The process of filing a claim

The process of filing an insurance claim can be extremely overwhelming for anyone, especially if it is your first time doing so. The paperwork and many questions asked can often deter a client from ever filing.

We recently quoted an electromagnetic chuck repair for one of our Magna-Lock USA customers; as previously stated, we were in a similar situation with our 84” electromagnetic chuck on our Mattison surface grinder a few months prior. With the recent circumstances of insurance saving our business large amounts of money, we were overjoyed to be able to provide guidance to this customer, which led to a successfully filed claim for his damaged electromagnetic chuck. This case study will provide you with two possible claim questions that your business may be asked by insurance representatives when filing an equipment breakdown claim.


Please note that these examples are unique claims and may not pertain to your specific equipment; these are only examples of what to possibly expect during the process. Not all insurance policies are written the same and it is not a guarantee that all breakdown equipment insurance will provide full coverage to a claim like ours. It is important to discuss these matters with your insurance representative prior to an equipment breakdown to insure full coverage when needed.


Describe the equipment involved and what caused the damage, including contributing causes, if known. If the equipment is not repairable, please explain why.

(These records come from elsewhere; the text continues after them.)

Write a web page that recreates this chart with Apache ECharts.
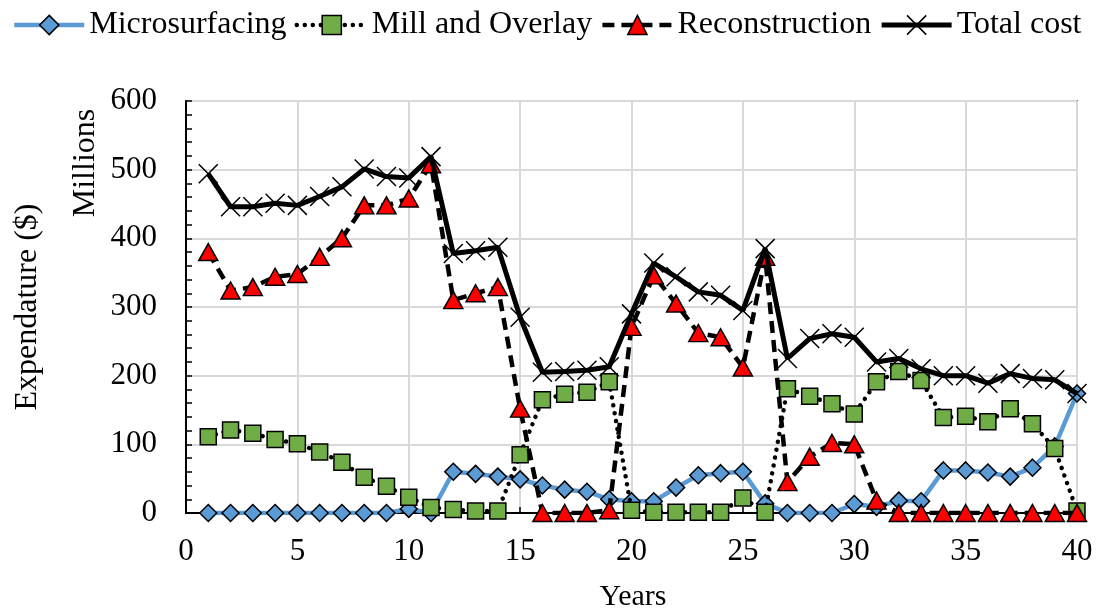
<!DOCTYPE html>
<html>
<head>
<meta charset="utf-8">
<title>Expenditure by treatment</title>
<script src="https://cdn.jsdelivr.net/npm/echarts@6/dist/echarts.min.js"></script>
<style>
  html, body { margin: 0; padding: 0; background: #fff; }
  #chart { width: 1098px; height: 613px; }
</style>
</head>
<body>
<div id="chart"></div>
<script>
// Annual expenditure per treatment type, millions of dollars
const years = Array.from({ length: 40 }, (_, i) => i + 1);

const microsurfacing = [
  0, 0, 0, 0, 0, 0, 0, 0, 0, 6,
  0, 60, 57, 53, 49, 40, 34, 31, 20, 17,
  17, 37, 55, 58, 60, 14, 0, 0, 0, 13,
  9, 18, 17, 62, 62, 59, 53, 66, 97, 174
];

const millOverlay = [
  111, 121, 116, 107, 101, 89, 74, 52, 39, 23,
  8, 5, 3, 3, 85, 165, 173, 176, 191, 4,
  1, 1, 1, 1, 22, 1, 181, 170, 159, 144,
  191, 206, 193, 139, 141, 133, 152, 130, 94, 3
];

const reconstruction = [
  380, 324, 329, 344, 348, 373, 400, 448, 448, 458,
  508, 310, 320, 329, 152, 0, 0, 0, 4, 271,
  346, 305, 262, 256, 212, 373, 45, 82, 102, 100,
  18, 0, 0, 0, 0, 0, 0, 0, 0, 0
];

const totalCost = [
  494, 446, 446, 451, 448, 461, 475, 501, 490, 488,
  519, 378, 382, 387, 285, 205, 206, 208, 213, 290,
  364, 344, 322, 317, 295, 385, 225, 254, 261, 256,
  220, 225, 210, 200, 200, 189, 203, 196, 194, 174
];

const xTicks = { min: 0, max: 40, interval: 5 };
const yTicks = { min: 0, max: 600, interval: 100 };

const FONT = '"Liberation Serif", "Times New Roman", serif';
const pair = (vals) => years.map((y, i) => [y, vals[i]]);

// Line and marker styles shared by the plot and the legend
const styles = {
  micro: {
    line: { color: '#5B9BD5', width: 4.5, type: 'solid' },
    item: { color: '#5B9BD5', borderColor: '#000', borderWidth: 1.5 }
  },
  mill: {
    line: { color: '#000', width: 4.5, type: [0.01, 8], cap: 'round' },
    item: { color: '#70AD47', borderColor: '#000', borderWidth: 1.5 }
  },
  recon: {
    line: { color: '#000', width: 4.5, type: [12, 7] },
    item: { color: '#FF0000', borderColor: '#000', borderWidth: 1.5 }
  },
  total: {
    line: { color: '#000', width: 5, type: 'solid' },
    item: { color: '#000', borderColor: '#000', borderWidth: 1.5 }
  }
};

const crossSymbol = 'path://M0,0L20,20M20,0L0,20';

const chart = echarts.init(document.getElementById('chart'), null, { renderer: 'canvas' });

chart.setOption({
  animation: false,
  backgroundColor: '#fff',
  textStyle: { fontFamily: FONT, color: '#000' },
  legend: {
    left: 12,
    top: 9,
    padding: 0,
    itemWidth: 70,
    itemHeight: 24,
    itemGap: 8,
    textStyle: { fontFamily: FONT, fontSize: 32, color: '#000' },
    data: [
      { name: 'Microsurfacing', lineStyle: styles.micro.line, itemStyle: styles.micro.item },
      { name: 'Mill and Overlay', lineStyle: styles.mill.line, itemStyle: styles.mill.item },
      { name: 'Reconstruction', lineStyle: styles.recon.line, itemStyle: styles.recon.item },
      { name: 'Total cost', lineStyle: styles.total.line, itemStyle: styles.total.item }
    ]
  },
  grid: {
    left: 186,
    right: 21,
    top: 101,
    bottom: 100,
    show: true,
    borderColor: '#000',
    borderWidth: 1.5,
    backgroundColor: 'transparent'
  },
  xAxis: {
    type: 'value',
    min: xTicks.min,
    max: xTicks.max,
    interval: xTicks.interval,
    axisLine: { show: true, onZero: false, lineStyle: { color: '#000', width: 2 } },
    axisTick: { show: true, inside: true, length: 6, lineStyle: { color: '#000', width: 1.5 } },
    axisLabel: { fontFamily: FONT, fontSize: 31, color: '#000', margin: 23 },
    splitLine: { show: true, lineStyle: { color: '#d9d9d9', width: 2 } }
  },
  yAxis: {
    type: 'value',
    min: yTicks.min,
    max: yTicks.max,
    interval: yTicks.interval,
    axisLine: { show: true, lineStyle: { color: '#000', width: 2 } },
    axisTick: { show: true, inside: true, length: 6, lineStyle: { color: '#000', width: 1.5 } },
    minorTick: { show: true, splitNumber: 5, length: 6, lineStyle: { color: '#000', width: 1.5 } },
    axisLabel: { fontFamily: FONT, fontSize: 31, color: '#000', margin: 29 },
    splitLine: { show: true, lineStyle: { color: '#d9d9d9', width: 2 } }
  },
  graphic: [
    {
      type: 'text',
      x: 28, y: 307,
      rotation: Math.PI / 2,
      style: {
        text: 'Expendature ($)',
        font: '32px ' + FONT,
        fill: '#000',
        textAlign: 'center',
        textVerticalAlign: 'middle'
      }
    },
    {
      type: 'text',
      x: 86, y: 163,
      rotation: Math.PI / 2,
      style: {
        text: 'Millions',
        font: '32px ' + FONT,
        fill: '#000',
        textAlign: 'center',
        textVerticalAlign: 'middle'
      }
    },
    {
      type: 'text',
      x: 633, y: 597,
      style: {
        text: 'Years',
        font: '30px ' + FONT,
        fill: '#000',
        textAlign: 'center',
        textVerticalAlign: 'middle'
      }
    }
  ],
  series: [
    {
      name: 'Microsurfacing',
      type: 'line',
      data: pair(microsurfacing),
      symbol: 'diamond',
      symbolSize: 17,
      lineStyle: styles.micro.line,
      itemStyle: styles.micro.item,
      z: 2
    },
    {
      name: 'Mill and Overlay',
      type: 'line',
      data: pair(millOverlay),
      symbol: 'rect',
      symbolSize: 16,
      lineStyle: styles.mill.line,
      itemStyle: styles.mill.item,
      z: 3
    },
    {
      name: 'Reconstruction',
      type: 'line',
      data: pair(reconstruction),
      symbol: 'triangle',
      symbolSize: [19, 17],
      lineStyle: styles.recon.line,
      itemStyle: styles.recon.item,
      z: 4
    },
    {
      name: 'Total cost',
      type: 'line',
      data: pair(totalCost),
      symbol: crossSymbol,
      symbolSize: 19,
      lineStyle: styles.total.line,
      itemStyle: styles.total.item,
      z: 5
    }
  ]
});
</script>
</body>
</html>
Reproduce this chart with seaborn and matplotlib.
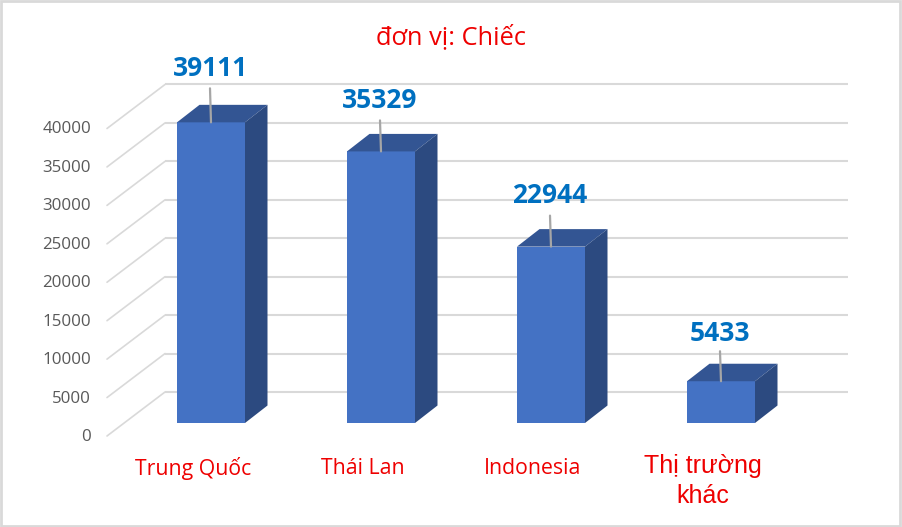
import matplotlib
matplotlib.use("Agg")
import matplotlib.pyplot as plt
import pandas as pd
import seaborn as sns
from matplotlib.patches import Polygon, Rectangle
from matplotlib.transforms import Affine2D

markets = ["Trung Quốc", "Thái Lan", "Indonesia", "Thị trường\nkhác"]
units = [39111, 35329, 22944, 5433]
y_ticks = [0, 5000, 10000, 15000, 20000, 25000, 30000, 35000, 40000]
title = "đơn vị: Chiếc"

# hand placed data labels: px above the bar top, differ per bar in the original
label_gap = [54, 51, 51, 48]
leader_gap = [34, 31, 31, 30]

W, H = 902, 527
sns.set_theme(style="white")
plt.rcParams["font.family"] = ["Open Sans", "DejaVu Sans"]

fig = plt.figure(figsize=(W / 100, H / 100), dpi=100, facecolor="white")
# axes box: value 0 sits on the bar bottoms (y=423), 40000 is 307 px above
ax = fig.add_axes([126 / W, 1 - 423 / H, 680 / W, 307.5 / H])
df = pd.DataFrame({"market": markets, "units": units})
half = 0.2
sns.barplot(data=df, x="market", y="units", color="#4472C4", saturation=1,
            width=half * 2, linewidth=0, ax=ax, zorder=3)
ax.set_xlim(-0.5, 3.5)
ax.set_ylim(0, 40000)
ax.axis("off")


def shifted(dx, dy):
    # pixel offset on top of data coords (y up)
    return ax.transData + Affine2D().translate(dx, dy)


# back wall gridlines + floor diagonals
to_x = ax.transData.inverted()
x_back = to_x.transform((165, 0))[0]
x_end = to_x.transform((848, 0))[0]
x_front = to_x.transform((107, 0))[0]
for v in y_ticks:
    ax.plot([x_back, x_end], [v, v], color="#D9D9D9", lw=1.5, clip_on=False,
            transform=shifted(0, 31), zorder=1, solid_capstyle="butt")
    x0, y0 = shifted(0, -13).transform((x_front, v))
    x1, y1 = shifted(0, 31).transform((x_back, v))
    fig.add_artist(plt.Line2D([x0 / W, x1 / W], [y0 / H, y1 / H], color="#D9D9D9", lw=1.2))
    fig.text(91 / W, (y0 - 1) / H, str(v), ha="right", va="center", fontsize=12.2, color="#595959")

# side and top faces of the bars, labels with their leader lines
dx, dy = 22.5, 17.5
for i, v in enumerate(units):
    top = [(i - half, v), (i + half, v)]
    l, r = ax.transData.transform(top)
    base = ax.transData.transform((i + half, 0))
    fig_px = fig.transFigure.inverted()
    top_pts = [l, r, r + (dx, dy), l + (dx, dy)]
    side_pts = [r, r + (dx, dy), base + (dx, dy), base]
    fig.add_artist(Polygon(fig_px.transform(top_pts), closed=True, transform=fig.transFigure,
                           fc="#335593", ec="none", zorder=4))
    fig.add_artist(Polygon(fig_px.transform(side_pts), closed=True, transform=fig.transFigure,
                           fc="#2C4A80", ec="none", zorder=4))
    cx = (l[0] + r[0]) / 2
    fig.add_artist(plt.Line2D([cx / W, (cx - 1) / W], [l[1] / H, (l[1] + leader_gap[i]) / H],
                              color="#A6A6A6", lw=1.6, zorder=5))
    fig.text((cx - 1) / W, (l[1] + label_gap[i]) / H, str(v), ha="center", va="center",
             fontsize=19, fontweight="bold", color="#0070C0", zorder=6)
    # the last label is in a different font in the original
    if "\n" in markets[i]:
        fig.text((cx - 18) / W, 1 - 481 / H, markets[i], ha="center", va="center",
                 fontsize=18, color="#EE0000", family=["Liberation Sans", "DejaVu Sans"],
                 linespacing=1.3, zorder=6)
    else:
        fig.text((cx - 18) / W, 1 - 468 / H, markets[i], ha="center", va="center",
                 fontsize=15.3, color="#EE0000", zorder=6)

fig.text(451 / W, 1 - 37 / H, title, ha="center", va="center", fontsize=18.3, color="#EE0000")

# chart frame
fig.add_artist(Rectangle((1 / W, 1.5 / H), 899 / W, 524.5 / H, transform=fig.transFigure,
                         fc="none", ec="#D9D9D9", lw=2))

fig.savefig("out.png", dpi=100)
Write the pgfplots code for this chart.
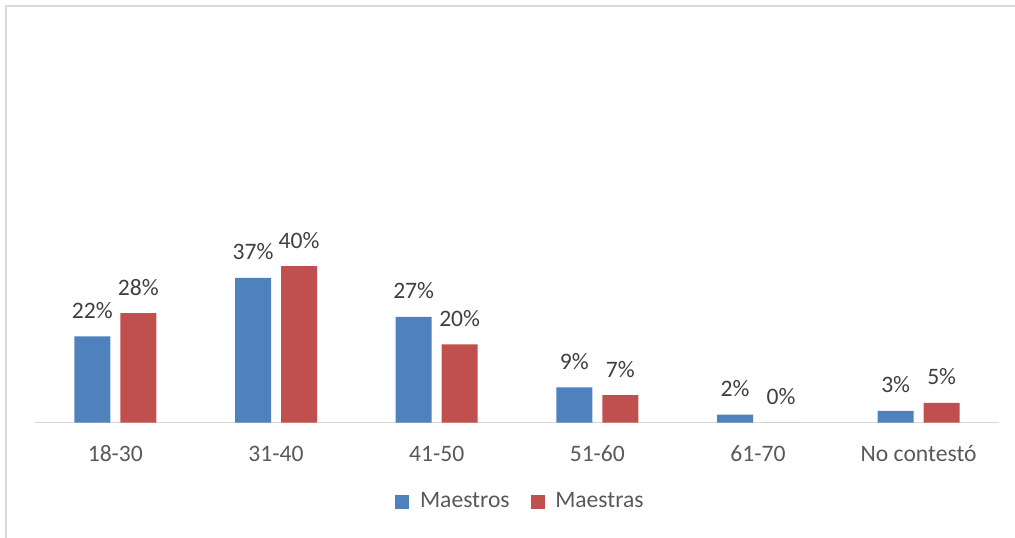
\documentclass[border=0pt]{standalone}
\usepackage{fontspec}
\setmainfont{Carlito}
\usepackage{pgfplots}
\pgfplotsset{compat=1.18}

\definecolor{azul}{HTML}{4F81BD}
\definecolor{rojo}{HTML}{C0504D}
\definecolor{eje}{HTML}{D9D9D9}
\definecolor{gristexto}{HTML}{595959}
\definecolor{grisdato}{HTML}{404040}

\begin{document}
\fontsize{11.8}{14}\selectfont
\begin{tikzpicture}
  % marco del grafico (solo se ven los bordes superior e izquierdo)
  \path[use as bounding box] (-17.5pt,-57.25pt) rectangle (490pt,211.25pt);
  \draw[eje, line width=0.85pt] (-14.5pt,-58pt) -- (-14.5pt,208.25pt) -- (491pt,208.25pt);

  \begin{axis}[
    at={(0,0)}, anchor=south west,
    scale only axis,
    width=482pt, height=195.5pt,
    ybar=5pt, bar width=18pt,
    xmin=-0.5, xmax=5.5,
    ymin=0, ymax=100,
    axis y line=none,
    axis x line*=bottom,
    x axis line style={eje, line width=0.7pt, -},
    xtick={0,...,5},
    xticklabels={18-30,31-40,41-50,51-60,61-70,No contestó},
    major tick length=0pt,
    xticklabel style={anchor=base, yshift=-19.6pt, inner sep=0pt, text=gristexto},
    /pgf/number format/assume math mode=true,
    nodes near coords={\pgfmathprintnumber{\pgfplotspointmeta}\%},
    every node near coord/.append style={anchor=base, inner sep=0pt, yshift=9pt, text=grisdato},
    point meta=y,
    legend columns=2,
    legend style={at={(0.5047,-0.2033)}, anchor=center, draw=none, fill=none,
      inner sep=0pt, text=gristexto,
      /tikz/every even column/.append style={column sep=8.5pt}},
    legend image code/.code={\fill[#1] (0pt,-3.5pt) rectangle (7pt,3.5pt);
      \path (10.3pt,0pt);},
  ]
    \addplot[fill=azul, draw=none] coordinates {
      (0,22) (1,37) (2,27) (3,9) (4,2) (5,3)};
    \addplot[fill=rojo, draw=none] coordinates {
      (0,28) (1,40) (2,20) (3,7) (4,0) (5,5)};
    \legend{Maestros, Maestras}
  \end{axis}
\end{tikzpicture}
\end{document}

Example: 84" electromagnetic chuck on Mattison Rotary Surface Grinder, (include serial number of machine and date of manufacture, if known). When grinding the customer's part, the chuck failed to energize and a fuse was blown on the chuck controller. Upon further evaluation, it was determined that an internal wire has shorted out inside the electromagnetic chuck. Inspection report is attached indicating that the magnet shorts out to ground. The electromagnetic chuck is repairable by removing it from the grinder and opening the chuck and replacing the coils and wiring inside. During the evaluation it was determined that the chuck controller for this magnet was not damaged by the short out. The collector ring and brushholder assembly in the center of the chuck will need replacement also because they have been burnt by the electrical short. Evaluation showed that electrical wires inside the chuck have broken down due to heating and cooling caused using the machine. (attach a quote for the chuck repair)


Please describe the original equipment’s function and provide the industry standard name of the equipment.” (i.e., MRI, Air Compressor, Point of Sale System, etc.).


The purpose of an electromagnetic chuck or table is to hold the part or material that is being machined, in this case, surface ground. The electromagnetism holds ferrous parts and materials. All electromagnetic chucks are for operation from a direct current source. Most factories have alternating current (AC) readily available, so a rectifier system is used to convert the alternating current electricity to direct current. Many times, a rectifier used to control the electricity running to an electromagnetic chuck is referred to as a chuck controller or chuck control. A switch of ample capacity is also required to permit turning the chuck on and off. To minimize residual magnetism, the chuck control switch must also be capable of reversing the DC input to the chuck. Many people confuse the releasing of the part or material as a function of the magnet not the controller when it is the rectifier that controls that function.


Information needed will vary depending on your equipment and insurance company, but it is important to be as detailed as possible when filing a claim to receive the quickest turnaround time.

Overall impact

At Obsidian Manufacturing Industries, Inc., we understand the impact that broken machine equipment can cause to a production schedule, especially in a small business environment. If your business relies on the production made by heavy machine equipment, we encourage you to invest in Equipment Breakdown Insurance to better prepare for any unexpected malfunctions that your machines may experience.